Contact: Scott Denne
Original content plays a starring role in telecom’s future as AT&T shells out $85.4bn for Time Warner. Facing competitive pressures in its core wireless business – revenue was down year over year in that segment last quarter – AT&T plans to leverage Time Warner (owner of HBO, Warner Brothers Studios and Turner Networks, among other properties) to provide original content for the latest online content distribution properties, such as its forthcoming streaming service, DIRECTV Now.
The availability of commercial-free, on-demand content initially drew eyeballs to streaming services such as Netflix, Hulu and Amazon Prime. As troubling as that was for TV and Internet service providers to watch, it was just a remake of the distribution of content – a business where they’re comfortable. Increasingly, though, as surveys by 451 Research’s VoCUL show, original content is the draw. In our most recent survey in June, the number of Netflix subscribers that cited original content as an important factor in their subscription rose seven points from December to 34% – the same percentage of subscribers to Time Warner’s HBO streaming service also cited original content. (Only Showtime had a higher percentage, with 36%).
Differentiated content comes with a substantial price tag. AT&T will spend $85.4bn in cash and stock (split evenly) to acquire Time Warner.
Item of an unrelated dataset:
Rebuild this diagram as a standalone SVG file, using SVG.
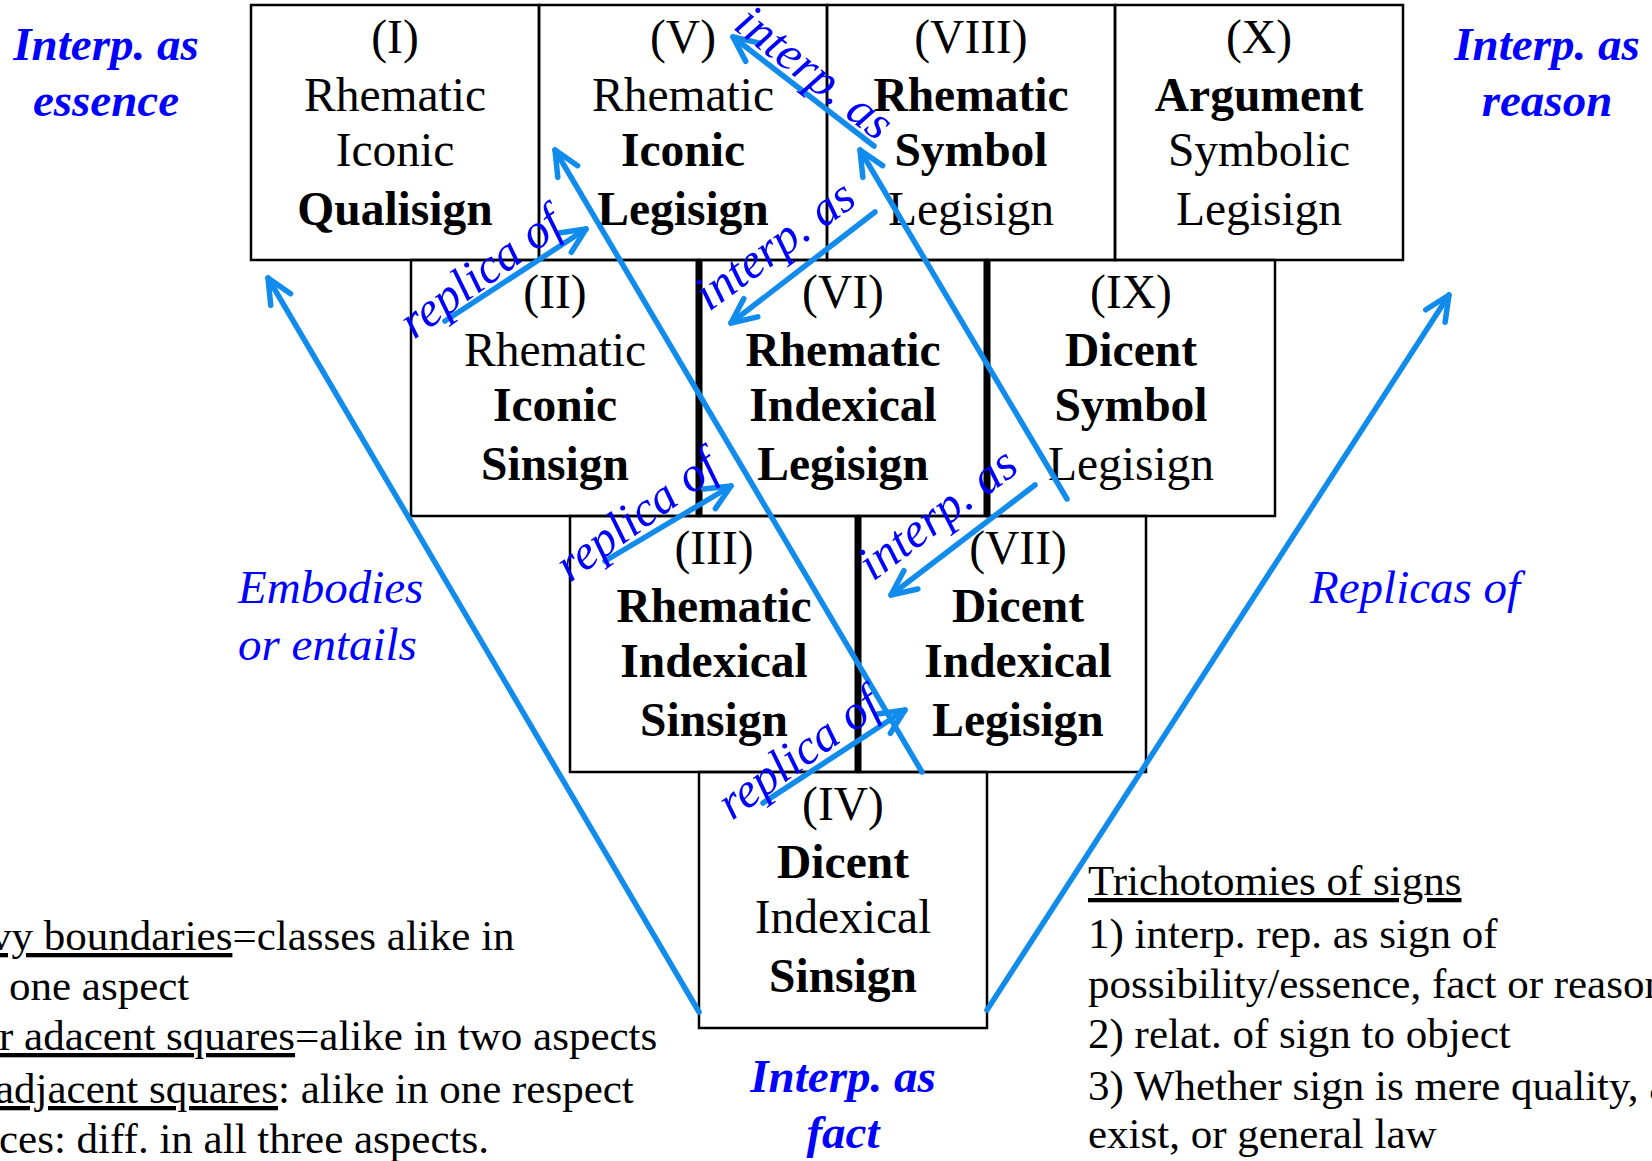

After bolting on Time Warner’s existing debt, the target has an enterprise value of $106bn, or 3.8x trailing revenue. That’s almost a turn higher than the valuation of Walt Disney, a company with growth in the high-single digits (compared with Time Warner’s slight declines this year). AT&T has taken out a $40bn bridge loan to fund the transaction, which it expects to close next year. When it does, AT&T expects to continue to operate the acquired business as a separate unit with the same management team.
For Time Warner, the deal provides a way out of a challenging time for high-end content producers. When quality content was pricey to create and distribute, Time Warner and a handful of others could claim a monopoly on consumer attention. That’s no longer the case. Coupled with that, trends in advertising are beginning to favor entities that can provide targeted audiences – something AT&T plans to pursue with this move. For now, advertisers still look toward networks to reach large-scale audiences. But Time Warner and others, which have no direct links to their audiences, are at risk of being disintermediated by content distributors and service providers. In that respect, it makes sense for Time Warner to make a hedge against this trend by linking up with AT&T. It also helps explain why Time Warner management had little interest in a slightly smaller bid from 21st Century Fox in 2014.